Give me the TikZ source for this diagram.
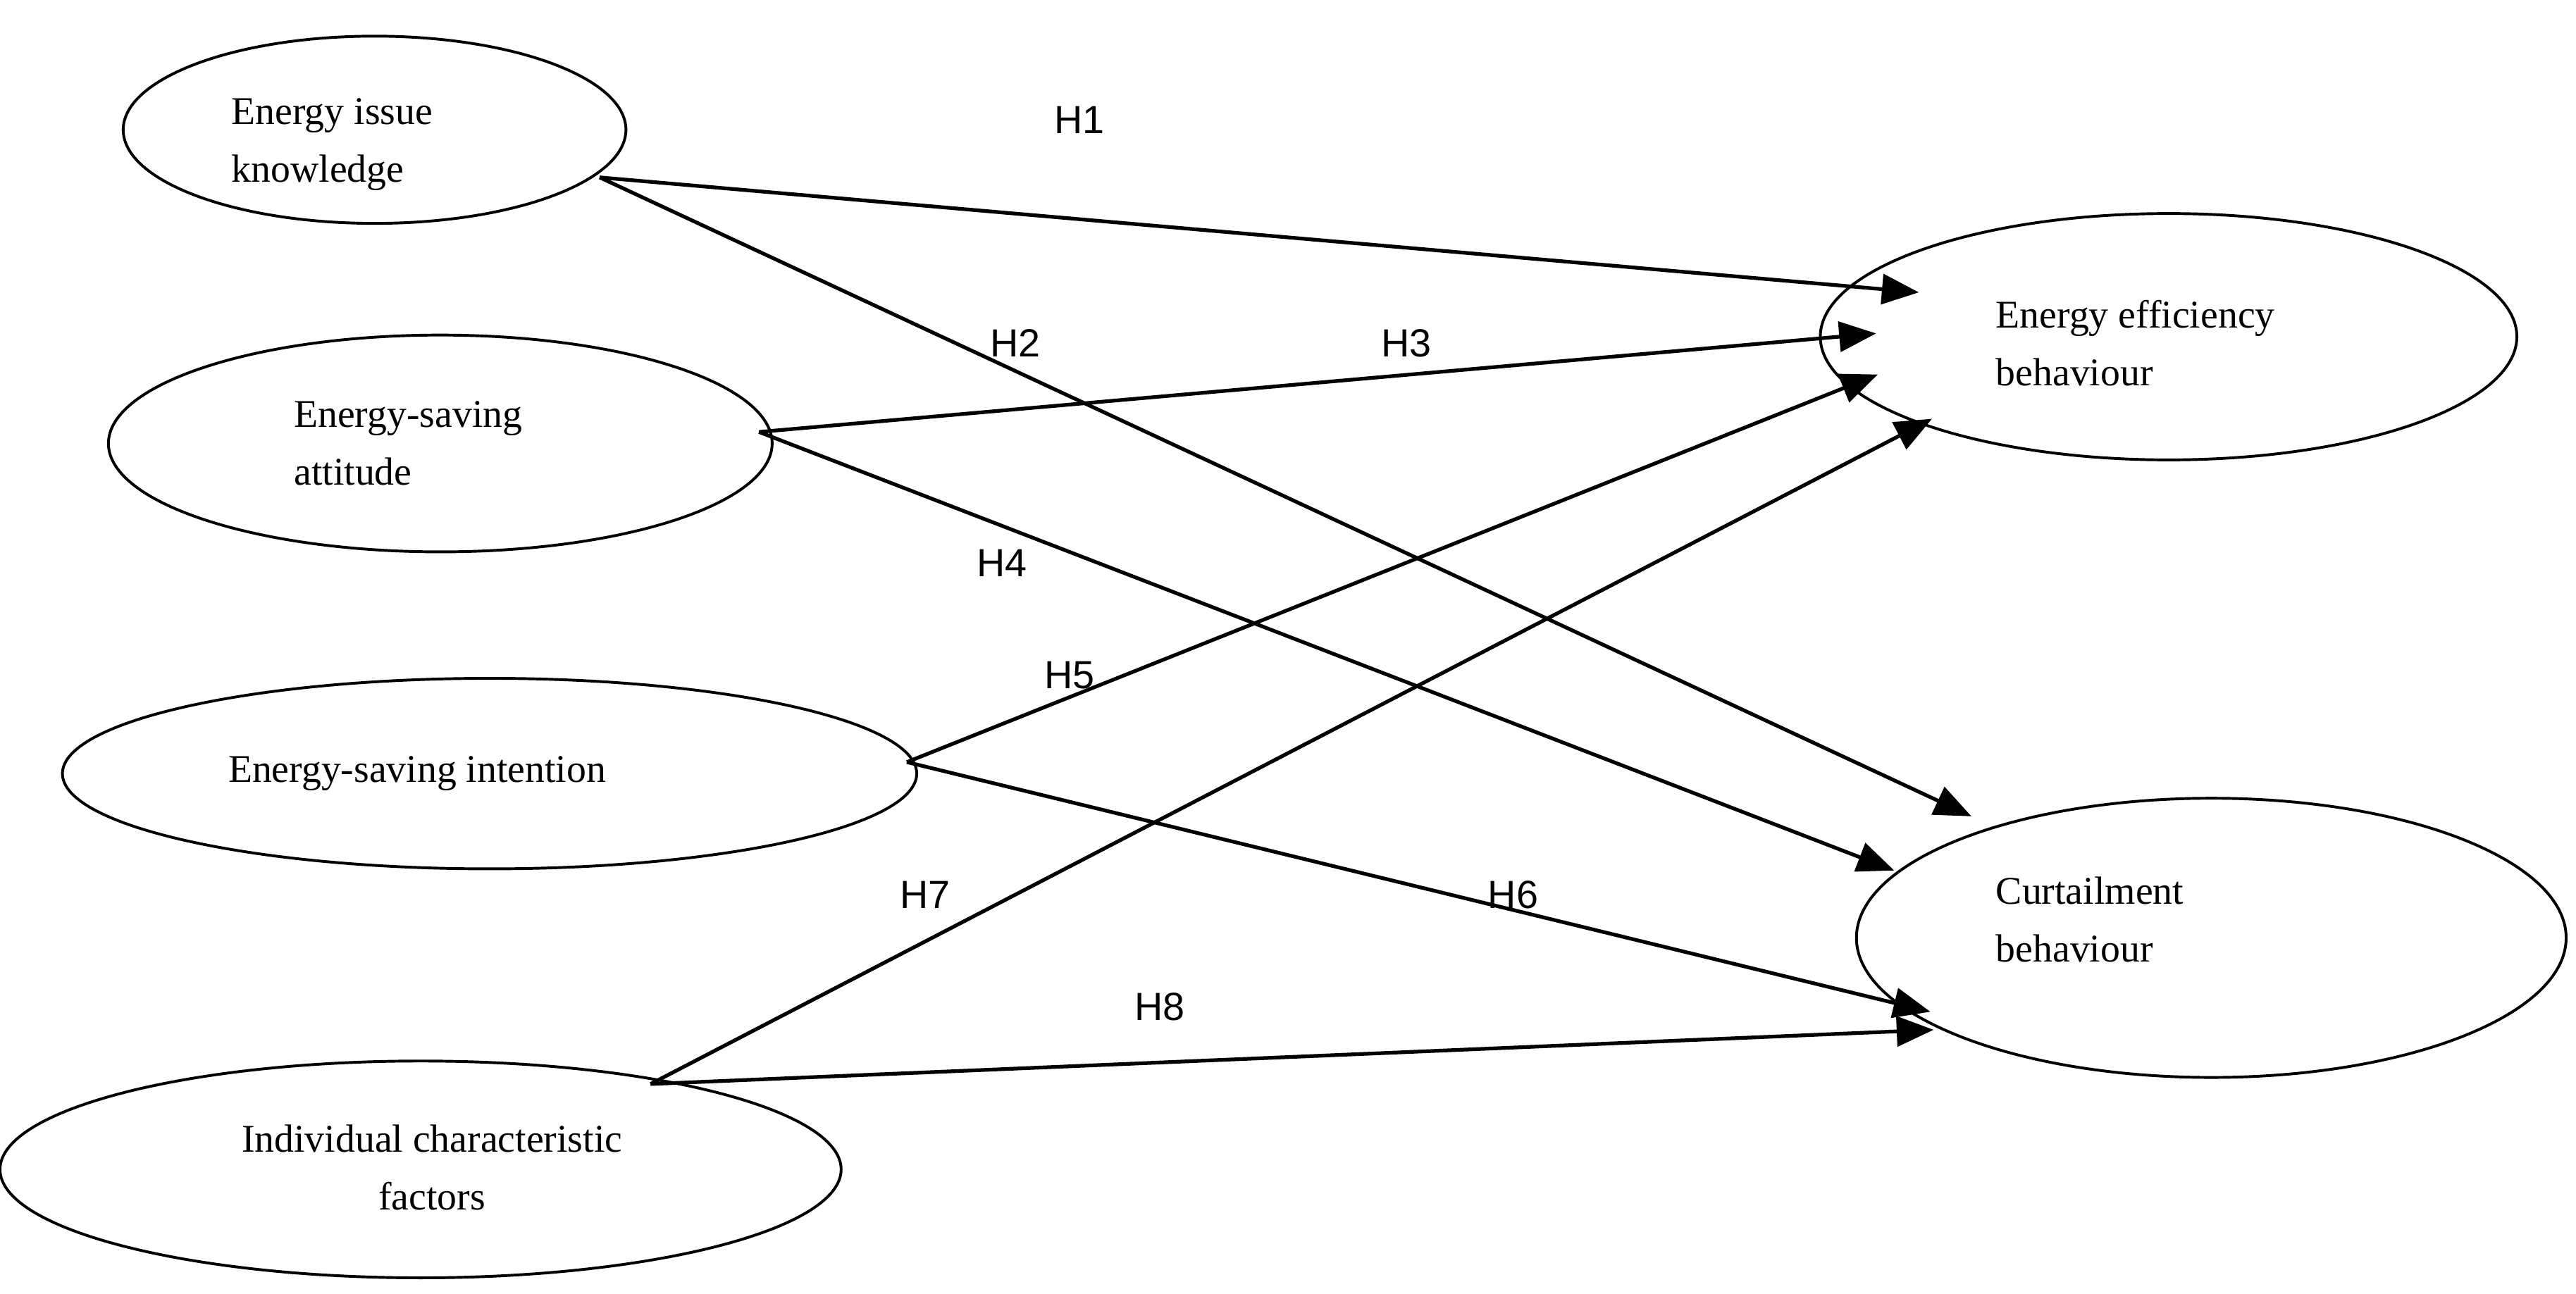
\documentclass[tikz,border=0pt]{standalone}
\usepackage{fontspec}
\setmainfont{Liberation Serif}
\newfontfamily\lab{Liberation Sans}
\usetikzlibrary{arrows.meta}
\begin{document}
\begin{tikzpicture}[x=0.025cm,y=-0.025cm,
  ell/.style={draw,line width=1.2pt},
  txt/.style={font=\fontsize{17}{25}\selectfont,align=left,anchor=west},
  hl/.style={font=\lab\fontsize{17}{20}\selectfont},
  arr/.style={line width=1.6pt,-{Triangle[length=16pt,width=13pt]}}]
\useasboundingbox (0,0) rectangle (1568,787.5);
\draw[ell] (228,79) ellipse (153 and 57);
\draw[ell] (268,270) ellipse (202 and 66);
\draw[ell] (298,471) ellipse (260 and 58);
\draw[ell] (256,712) ellipse (256 and 66);
\draw[ell] (1320,205) ellipse (212 and 75);
\draw[ell] (1346,571) ellipse (216 and 85);
\node[txt] (t1) at (136,88) {Energy issue\\knowledge};
\node[txt] (t2) at (174,270) {Energy-saving\\attitude};
\node[txt] (t3) at (134,471) {Energy-saving intention};
\node[txt,align=center,anchor=center] (t4) at (263,711) {Individual characteristic\\factors};
\node[txt] (t5) at (1210,209) {Energy efficiency\\behaviour};
\node[txt] (t6) at (1210,560) {Curtailment\\behaviour};
\coordinate (s1) at (365,108);
\coordinate (s2) at (462,263);
\coordinate (s3) at (552,464);
\coordinate (s4) at (396,660);
\coordinate (e1) at (1168,178);
\coordinate (e2) at (1200,497);
\coordinate (e3) at (1142,203);
\coordinate (e4) at (1153,530);
\coordinate (e5) at (1143,228);
\coordinate (e6) at (1175,616);
\coordinate (e7) at (1176,255);
\coordinate (e8) at (1177,627);
\draw[arr] (s1) -- (e1);
\draw[arr] (s1) -- (e2);
\draw[arr] (s2) -- (e3);
\draw[arr] (s2) -- (e4);
\draw[arr] (s3) -- (e5);
\draw[arr] (s3) -- (e6);
\draw[arr] (s4) -- (e7);
\draw[arr] (s4) -- (e8);
\node[hl] (h1) at (657,73) {H1};
\node[hl] (h2) at (618,209) {H2};
\node[hl] (h3) at (856,209) {H3};
\node[hl] (h4) at (610,343) {H4};
\node[hl] (h5) at (651,411) {H5};
\node[hl] (h6) at (921,545) {H6};
\node[hl] (h7) at (563,545) {H7};
\node[hl] (h8) at (706,613) {H8};
\end{tikzpicture}
\end{document}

Directions for this task: Produce an exact copy of each line of data, skipping embedded images.

Output of the exercise:
Give me the TikZ source for this diagram.
\documentclass[tikz,border=0pt]{standalone}
\usepackage{fontspec}
\setmainfont{Liberation Serif}
\newfontfamily\lab{Liberation Sans}
\usetikzlibrary{arrows.meta}
\begin{document}
\begin{tikzpicture}[x=0.025cm,y=-0.025cm,
  ell/.style={draw,line width=1.2pt},
  txt/.style={font=\fontsize{17}{25}\selectfont,align=left,anchor=west},
  hl/.style={font=\lab\fontsize{17}{20}\selectfont},
  arr/.style={line width=1.6pt,-{Triangle[length=16pt,width=13pt]}}]
\useasboundingbox (0,0) rectangle (1568,787.5);
\draw[ell] (228,79) ellipse (153 and 57);
\draw[ell] (268,270) ellipse (202 and 66);
\draw[ell] (298,471) ellipse (260 and 58);
\draw[ell] (256,712) ellipse (256 and 66);
\draw[ell] (1320,205) ellipse (212 and 75);
\draw[ell] (1346,571) ellipse (216 and 85);
\node[txt] (t1) at (136,88) {Energy issue\\knowledge};
\node[txt] (t2) at (174,270) {Energy-saving\\attitude};
\node[txt] (t3) at (134,471) {Energy-saving intention};
\node[txt,align=center,anchor=center] (t4) at (263,711) {Individual characteristic\\factors};
\node[txt] (t5) at (1210,209) {Energy efficiency\\behaviour};
\node[txt] (t6) at (1210,560) {Curtailment\\behaviour};
\coordinate (s1) at (365,108);
\coordinate (s2) at (462,263);
\coordinate (s3) at (552,464);
\coordinate (s4) at (396,660);
\coordinate (e1) at (1168,178);
\coordinate (e2) at (1200,497);
\coordinate (e3) at (1142,203);
\coordinate (e4) at (1153,530);
\coordinate (e5) at (1143,228);
\coordinate (e6) at (1175,616);
\coordinate (e7) at (1176,255);
\coordinate (e8) at (1177,627);
\draw[arr] (s1) -- (e1);
\draw[arr] (s1) -- (e2);
\draw[arr] (s2) -- (e3);
\draw[arr] (s2) -- (e4);
\draw[arr] (s3) -- (e5);
\draw[arr] (s3) -- (e6);
\draw[arr] (s4) -- (e7);
\draw[arr] (s4) -- (e8);
\node[hl] (h1) at (657,73) {H1};
\node[hl] (h2) at (618,209) {H2};
\node[hl] (h3) at (856,209) {H3};
\node[hl] (h4) at (610,343) {H4};
\node[hl] (h5) at (651,411) {H5};
\node[hl] (h6) at (921,545) {H6};
\node[hl] (h7) at (563,545) {H7};
\node[hl] (h8) at (706,613) {H8};
\end{tikzpicture}
\end{document}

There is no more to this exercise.